Check each line of the entries below for the string "file"; copy every line where it appears.

**DATA TO PROCESS:**

§ §

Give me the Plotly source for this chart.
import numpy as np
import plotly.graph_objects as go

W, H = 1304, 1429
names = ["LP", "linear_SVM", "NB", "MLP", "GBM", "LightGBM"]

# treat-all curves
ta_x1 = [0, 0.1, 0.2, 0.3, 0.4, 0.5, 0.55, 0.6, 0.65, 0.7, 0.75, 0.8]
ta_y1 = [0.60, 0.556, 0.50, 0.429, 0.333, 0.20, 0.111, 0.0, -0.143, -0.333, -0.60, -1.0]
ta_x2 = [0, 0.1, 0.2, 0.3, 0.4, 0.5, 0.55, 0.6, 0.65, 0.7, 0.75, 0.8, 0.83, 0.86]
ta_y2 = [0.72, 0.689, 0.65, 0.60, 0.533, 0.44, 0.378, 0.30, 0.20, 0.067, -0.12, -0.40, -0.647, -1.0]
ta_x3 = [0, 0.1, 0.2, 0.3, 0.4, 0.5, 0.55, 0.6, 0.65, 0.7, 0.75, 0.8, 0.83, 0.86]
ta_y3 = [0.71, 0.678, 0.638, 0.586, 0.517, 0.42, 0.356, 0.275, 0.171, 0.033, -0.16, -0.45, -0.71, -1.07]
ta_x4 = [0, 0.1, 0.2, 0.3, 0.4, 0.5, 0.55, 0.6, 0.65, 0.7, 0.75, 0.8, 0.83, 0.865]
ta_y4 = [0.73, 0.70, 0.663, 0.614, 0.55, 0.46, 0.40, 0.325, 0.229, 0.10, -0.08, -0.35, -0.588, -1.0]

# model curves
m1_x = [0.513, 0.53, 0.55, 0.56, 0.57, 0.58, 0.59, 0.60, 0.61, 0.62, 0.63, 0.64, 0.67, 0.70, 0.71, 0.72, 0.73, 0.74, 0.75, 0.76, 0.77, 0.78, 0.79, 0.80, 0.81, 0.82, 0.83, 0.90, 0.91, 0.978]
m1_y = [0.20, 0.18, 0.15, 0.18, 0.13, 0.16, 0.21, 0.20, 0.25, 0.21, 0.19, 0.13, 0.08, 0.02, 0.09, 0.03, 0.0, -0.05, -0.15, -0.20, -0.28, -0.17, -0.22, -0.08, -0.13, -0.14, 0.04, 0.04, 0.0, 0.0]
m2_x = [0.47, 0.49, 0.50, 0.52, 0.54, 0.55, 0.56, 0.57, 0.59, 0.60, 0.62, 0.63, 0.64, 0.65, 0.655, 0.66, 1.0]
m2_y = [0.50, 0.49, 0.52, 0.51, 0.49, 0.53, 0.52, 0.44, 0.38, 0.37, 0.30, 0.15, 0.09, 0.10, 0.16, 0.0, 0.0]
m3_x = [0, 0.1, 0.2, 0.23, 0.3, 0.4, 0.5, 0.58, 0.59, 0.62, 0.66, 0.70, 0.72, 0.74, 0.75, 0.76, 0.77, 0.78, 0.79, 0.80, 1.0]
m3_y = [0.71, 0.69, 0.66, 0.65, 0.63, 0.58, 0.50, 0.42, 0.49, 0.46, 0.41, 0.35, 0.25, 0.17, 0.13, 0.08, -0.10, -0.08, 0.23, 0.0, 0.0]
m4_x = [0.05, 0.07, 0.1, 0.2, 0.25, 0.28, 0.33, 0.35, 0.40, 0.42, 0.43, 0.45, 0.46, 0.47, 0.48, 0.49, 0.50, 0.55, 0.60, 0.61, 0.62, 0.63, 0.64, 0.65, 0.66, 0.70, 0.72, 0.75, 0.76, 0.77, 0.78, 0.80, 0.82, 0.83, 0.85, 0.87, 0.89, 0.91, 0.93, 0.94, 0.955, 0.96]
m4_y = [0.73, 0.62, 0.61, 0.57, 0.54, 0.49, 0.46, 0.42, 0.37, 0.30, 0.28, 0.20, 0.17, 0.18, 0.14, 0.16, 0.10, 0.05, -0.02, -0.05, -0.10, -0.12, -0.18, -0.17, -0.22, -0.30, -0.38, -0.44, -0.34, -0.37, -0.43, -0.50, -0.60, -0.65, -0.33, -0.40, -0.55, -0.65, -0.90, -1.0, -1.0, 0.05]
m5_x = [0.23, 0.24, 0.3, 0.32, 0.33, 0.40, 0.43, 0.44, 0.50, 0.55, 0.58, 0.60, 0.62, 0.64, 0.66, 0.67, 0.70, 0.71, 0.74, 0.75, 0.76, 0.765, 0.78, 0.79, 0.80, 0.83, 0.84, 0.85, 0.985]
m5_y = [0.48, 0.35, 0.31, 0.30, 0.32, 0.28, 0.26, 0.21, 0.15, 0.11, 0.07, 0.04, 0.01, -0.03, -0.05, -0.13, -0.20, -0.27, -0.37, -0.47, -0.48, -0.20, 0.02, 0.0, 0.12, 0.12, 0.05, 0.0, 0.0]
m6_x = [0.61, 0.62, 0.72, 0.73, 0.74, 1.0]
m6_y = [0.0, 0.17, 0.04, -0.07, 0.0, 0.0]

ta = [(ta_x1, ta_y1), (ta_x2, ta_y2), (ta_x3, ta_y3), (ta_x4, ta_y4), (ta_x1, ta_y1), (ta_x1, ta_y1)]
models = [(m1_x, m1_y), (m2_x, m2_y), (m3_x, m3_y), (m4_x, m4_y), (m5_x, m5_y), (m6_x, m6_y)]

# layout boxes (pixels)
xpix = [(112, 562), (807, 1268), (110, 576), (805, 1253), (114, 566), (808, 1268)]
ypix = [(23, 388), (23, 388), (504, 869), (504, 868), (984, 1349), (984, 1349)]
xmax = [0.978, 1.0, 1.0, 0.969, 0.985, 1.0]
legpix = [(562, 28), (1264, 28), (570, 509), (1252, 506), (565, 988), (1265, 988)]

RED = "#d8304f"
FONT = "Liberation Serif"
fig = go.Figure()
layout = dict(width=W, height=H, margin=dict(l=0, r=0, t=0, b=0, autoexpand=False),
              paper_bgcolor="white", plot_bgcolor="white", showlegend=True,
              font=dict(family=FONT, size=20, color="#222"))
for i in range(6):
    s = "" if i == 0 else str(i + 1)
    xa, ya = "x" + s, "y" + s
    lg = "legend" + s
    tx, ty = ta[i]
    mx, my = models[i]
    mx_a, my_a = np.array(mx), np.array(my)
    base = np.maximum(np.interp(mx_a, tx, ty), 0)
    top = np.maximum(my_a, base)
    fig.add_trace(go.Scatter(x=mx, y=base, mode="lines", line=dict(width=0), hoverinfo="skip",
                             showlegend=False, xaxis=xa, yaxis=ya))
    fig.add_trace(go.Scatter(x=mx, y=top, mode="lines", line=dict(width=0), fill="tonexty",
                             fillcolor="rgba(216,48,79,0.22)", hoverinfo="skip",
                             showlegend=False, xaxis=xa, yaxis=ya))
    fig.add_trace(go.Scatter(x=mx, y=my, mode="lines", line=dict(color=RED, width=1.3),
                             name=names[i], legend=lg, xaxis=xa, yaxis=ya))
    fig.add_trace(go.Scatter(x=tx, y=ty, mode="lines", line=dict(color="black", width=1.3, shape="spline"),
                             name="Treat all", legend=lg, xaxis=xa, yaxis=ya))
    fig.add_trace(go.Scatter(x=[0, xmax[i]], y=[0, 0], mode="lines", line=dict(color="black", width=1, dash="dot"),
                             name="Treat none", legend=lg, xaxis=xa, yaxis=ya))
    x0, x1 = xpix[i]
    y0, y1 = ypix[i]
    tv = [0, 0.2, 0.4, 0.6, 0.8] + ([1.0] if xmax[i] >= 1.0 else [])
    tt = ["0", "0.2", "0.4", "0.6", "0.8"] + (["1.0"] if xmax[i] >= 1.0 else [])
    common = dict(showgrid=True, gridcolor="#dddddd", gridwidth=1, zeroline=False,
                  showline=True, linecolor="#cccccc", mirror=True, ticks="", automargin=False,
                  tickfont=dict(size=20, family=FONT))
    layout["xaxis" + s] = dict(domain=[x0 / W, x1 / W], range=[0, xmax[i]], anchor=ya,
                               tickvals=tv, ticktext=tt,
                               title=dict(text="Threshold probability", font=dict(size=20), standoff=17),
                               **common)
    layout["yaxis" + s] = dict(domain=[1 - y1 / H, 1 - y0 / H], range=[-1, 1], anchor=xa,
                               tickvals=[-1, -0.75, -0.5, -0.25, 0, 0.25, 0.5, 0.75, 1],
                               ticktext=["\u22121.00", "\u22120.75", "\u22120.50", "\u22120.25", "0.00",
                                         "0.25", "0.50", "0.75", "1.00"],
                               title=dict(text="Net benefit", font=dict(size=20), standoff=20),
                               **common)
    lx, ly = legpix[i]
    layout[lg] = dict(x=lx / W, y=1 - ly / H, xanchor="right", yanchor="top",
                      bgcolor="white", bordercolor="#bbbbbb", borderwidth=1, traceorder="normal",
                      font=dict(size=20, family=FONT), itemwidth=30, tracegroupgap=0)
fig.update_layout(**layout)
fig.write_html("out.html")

§ §

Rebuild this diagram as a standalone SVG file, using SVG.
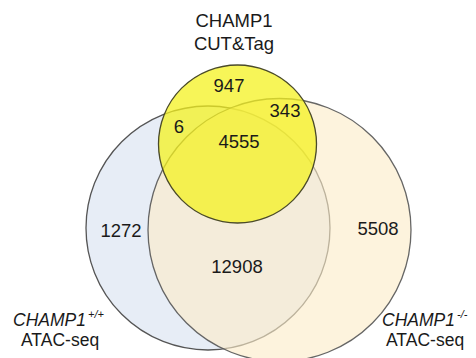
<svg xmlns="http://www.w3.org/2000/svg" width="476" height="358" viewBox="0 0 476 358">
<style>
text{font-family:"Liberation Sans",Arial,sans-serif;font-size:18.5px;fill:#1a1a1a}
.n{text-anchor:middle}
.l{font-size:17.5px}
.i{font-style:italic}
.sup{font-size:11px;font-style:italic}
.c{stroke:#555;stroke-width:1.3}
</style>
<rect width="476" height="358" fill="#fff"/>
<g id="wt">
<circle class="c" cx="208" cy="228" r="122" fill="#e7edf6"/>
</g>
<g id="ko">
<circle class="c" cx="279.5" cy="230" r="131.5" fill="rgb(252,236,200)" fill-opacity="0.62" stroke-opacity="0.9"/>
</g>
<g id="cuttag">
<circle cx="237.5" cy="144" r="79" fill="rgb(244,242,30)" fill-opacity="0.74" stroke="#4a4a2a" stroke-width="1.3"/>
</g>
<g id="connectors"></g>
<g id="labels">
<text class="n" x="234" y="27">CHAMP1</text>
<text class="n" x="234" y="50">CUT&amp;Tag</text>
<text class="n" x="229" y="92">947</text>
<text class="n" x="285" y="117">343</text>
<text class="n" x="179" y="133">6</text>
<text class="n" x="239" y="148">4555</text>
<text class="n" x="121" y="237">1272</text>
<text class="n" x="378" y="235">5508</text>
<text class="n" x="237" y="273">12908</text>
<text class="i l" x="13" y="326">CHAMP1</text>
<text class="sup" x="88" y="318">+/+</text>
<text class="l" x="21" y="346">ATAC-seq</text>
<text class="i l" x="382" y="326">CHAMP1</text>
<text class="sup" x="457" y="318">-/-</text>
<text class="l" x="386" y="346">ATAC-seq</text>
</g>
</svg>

§ §

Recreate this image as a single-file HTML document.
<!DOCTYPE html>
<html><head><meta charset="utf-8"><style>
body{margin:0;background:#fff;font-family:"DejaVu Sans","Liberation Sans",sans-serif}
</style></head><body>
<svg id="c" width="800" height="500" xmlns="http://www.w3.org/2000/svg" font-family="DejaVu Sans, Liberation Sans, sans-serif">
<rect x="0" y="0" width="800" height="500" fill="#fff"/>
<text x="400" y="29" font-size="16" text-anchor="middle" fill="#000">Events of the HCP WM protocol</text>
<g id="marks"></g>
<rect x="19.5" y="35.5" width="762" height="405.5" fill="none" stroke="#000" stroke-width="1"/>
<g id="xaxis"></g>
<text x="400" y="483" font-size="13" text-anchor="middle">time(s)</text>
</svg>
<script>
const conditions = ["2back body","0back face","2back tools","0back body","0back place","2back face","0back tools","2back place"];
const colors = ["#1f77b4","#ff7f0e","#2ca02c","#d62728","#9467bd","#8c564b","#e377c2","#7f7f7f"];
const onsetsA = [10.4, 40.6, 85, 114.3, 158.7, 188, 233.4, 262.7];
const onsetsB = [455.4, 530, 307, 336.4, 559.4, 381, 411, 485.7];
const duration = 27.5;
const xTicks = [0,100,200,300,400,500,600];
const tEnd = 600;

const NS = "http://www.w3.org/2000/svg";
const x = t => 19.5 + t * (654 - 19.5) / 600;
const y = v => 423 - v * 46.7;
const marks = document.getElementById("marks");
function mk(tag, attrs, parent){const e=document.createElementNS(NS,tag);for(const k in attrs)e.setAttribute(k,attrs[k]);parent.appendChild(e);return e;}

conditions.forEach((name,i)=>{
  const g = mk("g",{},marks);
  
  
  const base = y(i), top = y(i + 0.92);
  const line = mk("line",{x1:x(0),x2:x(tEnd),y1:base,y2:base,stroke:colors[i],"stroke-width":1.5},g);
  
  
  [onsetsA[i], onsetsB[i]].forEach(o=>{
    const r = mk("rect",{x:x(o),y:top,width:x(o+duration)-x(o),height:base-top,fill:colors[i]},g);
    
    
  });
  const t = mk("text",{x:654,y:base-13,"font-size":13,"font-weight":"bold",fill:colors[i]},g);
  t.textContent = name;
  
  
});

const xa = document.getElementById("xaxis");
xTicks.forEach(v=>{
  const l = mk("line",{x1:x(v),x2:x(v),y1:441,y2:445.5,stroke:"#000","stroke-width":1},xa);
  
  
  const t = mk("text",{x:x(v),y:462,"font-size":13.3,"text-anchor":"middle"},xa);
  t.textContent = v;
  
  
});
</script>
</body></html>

§ §

**WORKED ANSWER:**
Rebuild this diagram as a standalone SVG file, using SVG.
Recreate this image as a single-file HTML document.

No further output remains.